Many of those families plan to only stay in the United States temporarily, until the war ends, but as their children acclimate to school and make friends, it’ll be harder to leave, Sauciur said.
“The children won’t feel homesick because if their homes have been bombarded, there’s nothing for them to go home to. Home is just a memory,” he said. “But they might be a little scared because schools here are different. There’s new rules, new expectations. It’s hard. Teachers and classmates will have to be patient. But these children are very strong.”
“Traditionally, L.A. Unified has been a gatekeeper — and a mirror — to what’s happening in the rest of the world. We see arrivals from wherever strife is happening.”Pia Escudero, Los Angeles Unified School District
Los Angeles Unified is also seeing a slow influx of Ukrainian students, as well as Russian students. LAUSD has a long history of supporting students fleeing violence abroad and has one of the state’s most robust programs for immigrant students and their families. About 25 percent of students in Los Angeles are immigrants, and 20 percent are English learners. The website We Are One L.A. Unified offers information on Deferred Action for Childhood Arrivals, school enrollment, meals and other resources. The district offers English-language learner classes in Spanish, Armenian, Mandarin, Korean, Filipino, Russian, Afghan and indigenous Guatemalan languages.
In addition, most teachers in the 600,000-student district have training in bilingual instruction and recognizing students who’ve experienced trauma. Typically, students who need help are matched with mental health counselors or others who can assist with whatever struggle the children or their families are facing.
“Traditionally, L.A. Unified has been a gatekeeper — and a mirror — to what’s happening in the rest of the world. We see arrivals from wherever strife is happening,” said Pia Escudero, the district’s executive director of the division of student health and human services. “Many have seen atrocious things at home, or in their journey, but trauma does not define them. We strive to stabilize factors so children can thrive and be all they can be.”
Many of the students have high hopes for their new lives, she said.

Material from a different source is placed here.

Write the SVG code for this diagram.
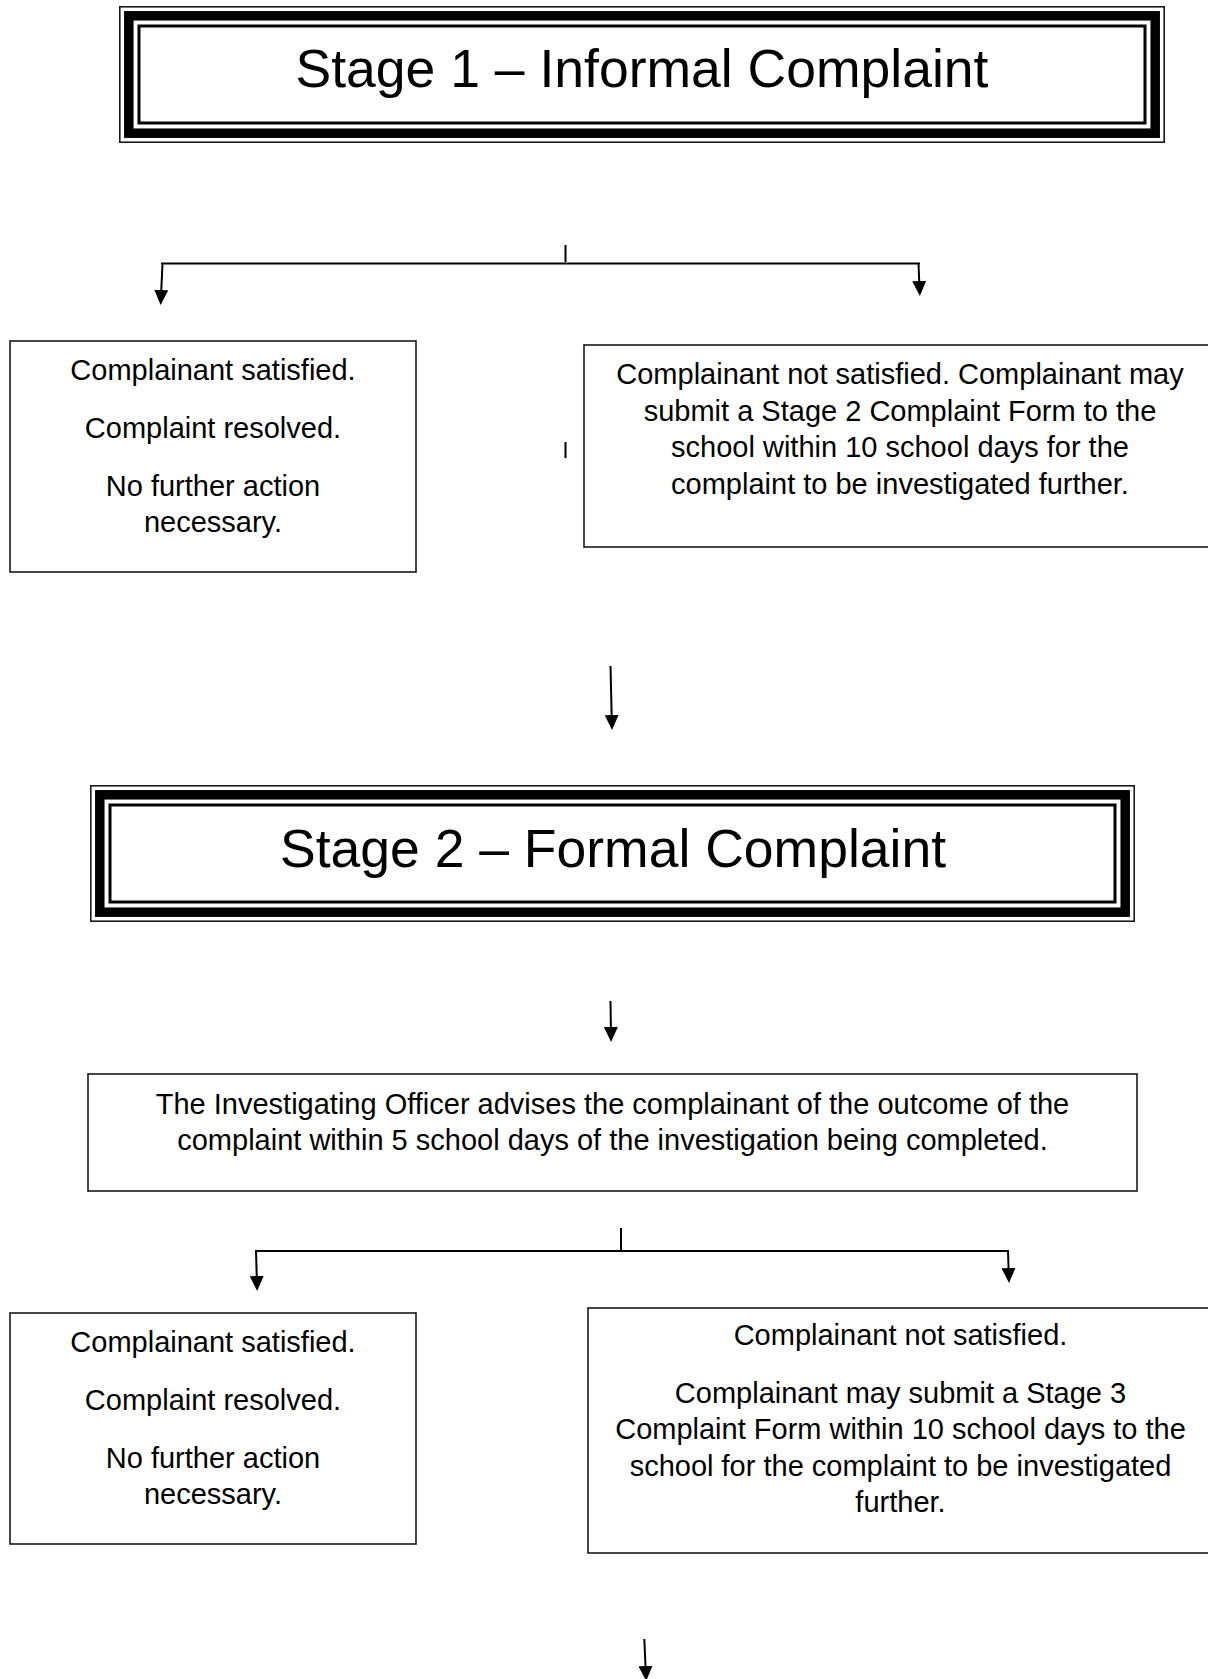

“They want to be doctors, firefighters, business owners. Immigrants are tremendous contributors to our city and country,” she said. “If this country has taught us anything, it’s the importance of welcoming international newcomers.”
Another important aspect of welcoming students from war zones is curriculum that’s relevant to the experiences of students and their families, said Roxanne Makasdjian, director of the Genocide Education Project, a San Francisco nonprofit that helps schools teach about human rights and genocide. By teaching all students about the violence and horrors that have occurred in various pockets of the world, such as the World War II Holocaust, the Armenian genocide and the repeated wars in Ukraine, students can gain empathy and tolerance for their newly arrived classmates, she said.
“When students understand the fight for human rights, it can reduce the ‘otherness’ of people,” she said. “It can validate students’ own personal identities and stories, and help students connect to each other. It can help build understanding and spark the humanity to help each other. … It can be a lifeline.”
Makasdjian’s organization has helped more than 6,000 high school teachers around the country teach about genocide, war and human rights.
At St. Vladimir Orthodox Cathedral, Sauciur made a similar point. In regard to schools, he said, the story transcends the experience of individual Ukrainian refugees.
“This is not just about Ukrainians being displaced from their homes,” he said. “It’s about humanity.”